→ Aim of the task: Copy the data that follows, character for character, minus the pictures.

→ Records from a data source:

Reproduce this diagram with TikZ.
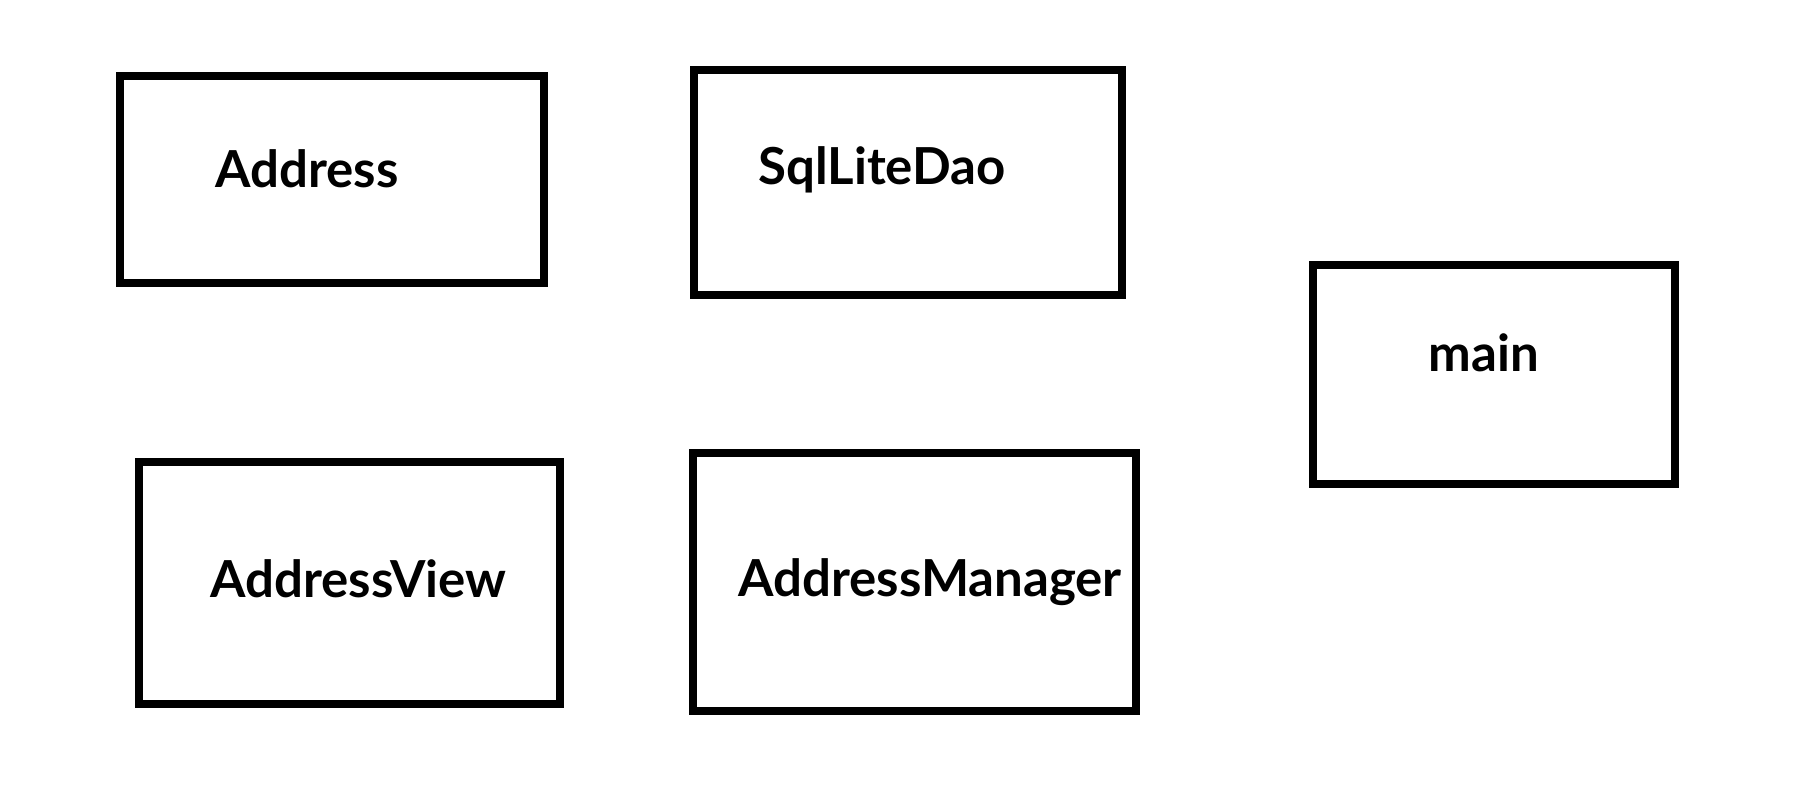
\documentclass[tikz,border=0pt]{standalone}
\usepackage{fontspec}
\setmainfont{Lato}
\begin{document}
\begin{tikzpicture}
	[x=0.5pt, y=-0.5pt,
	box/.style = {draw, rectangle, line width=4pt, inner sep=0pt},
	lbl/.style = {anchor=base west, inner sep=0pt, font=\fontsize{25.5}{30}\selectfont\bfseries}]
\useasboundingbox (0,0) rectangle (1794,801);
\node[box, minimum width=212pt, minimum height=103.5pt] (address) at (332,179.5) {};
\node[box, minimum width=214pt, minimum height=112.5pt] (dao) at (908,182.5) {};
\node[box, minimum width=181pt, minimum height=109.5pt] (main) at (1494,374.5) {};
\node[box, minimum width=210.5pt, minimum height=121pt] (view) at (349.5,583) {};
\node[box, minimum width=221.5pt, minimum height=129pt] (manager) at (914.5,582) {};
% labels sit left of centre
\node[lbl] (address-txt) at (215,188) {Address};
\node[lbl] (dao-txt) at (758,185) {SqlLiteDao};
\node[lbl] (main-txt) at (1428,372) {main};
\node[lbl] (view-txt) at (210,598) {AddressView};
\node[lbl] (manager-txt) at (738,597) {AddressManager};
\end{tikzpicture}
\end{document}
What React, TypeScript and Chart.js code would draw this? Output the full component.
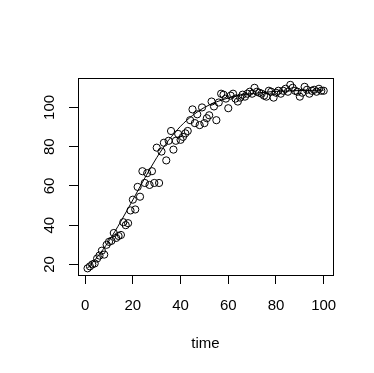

→ Correct answer:
Reproduce this diagram with TikZ.
\documentclass[tikz,border=0pt]{standalone}
\usepackage{fontspec}
\setmainfont{Lato}
\begin{document}
\begin{tikzpicture}
	[x=0.5pt, y=-0.5pt,
	box/.style = {draw, rectangle, line width=4pt, inner sep=0pt},
	lbl/.style = {anchor=base west, inner sep=0pt, font=\fontsize{25.5}{30}\selectfont\bfseries}]
\useasboundingbox (0,0) rectangle (1794,801);
\node[box, minimum width=212pt, minimum height=103.5pt] (address) at (332,179.5) {};
\node[box, minimum width=214pt, minimum height=112.5pt] (dao) at (908,182.5) {};
\node[box, minimum width=181pt, minimum height=109.5pt] (main) at (1494,374.5) {};
\node[box, minimum width=210.5pt, minimum height=121pt] (view) at (349.5,583) {};
\node[box, minimum width=221.5pt, minimum height=129pt] (manager) at (914.5,582) {};
% labels sit left of centre
\node[lbl] (address-txt) at (215,188) {Address};
\node[lbl] (dao-txt) at (758,185) {SqlLiteDao};
\node[lbl] (main-txt) at (1428,372) {main};
\node[lbl] (view-txt) at (210,598) {AddressView};
\node[lbl] (manager-txt) at (738,597) {AddressManager};
\end{tikzpicture}
\end{document}
What React, TypeScript and Chart.js code would draw this? Output the full component.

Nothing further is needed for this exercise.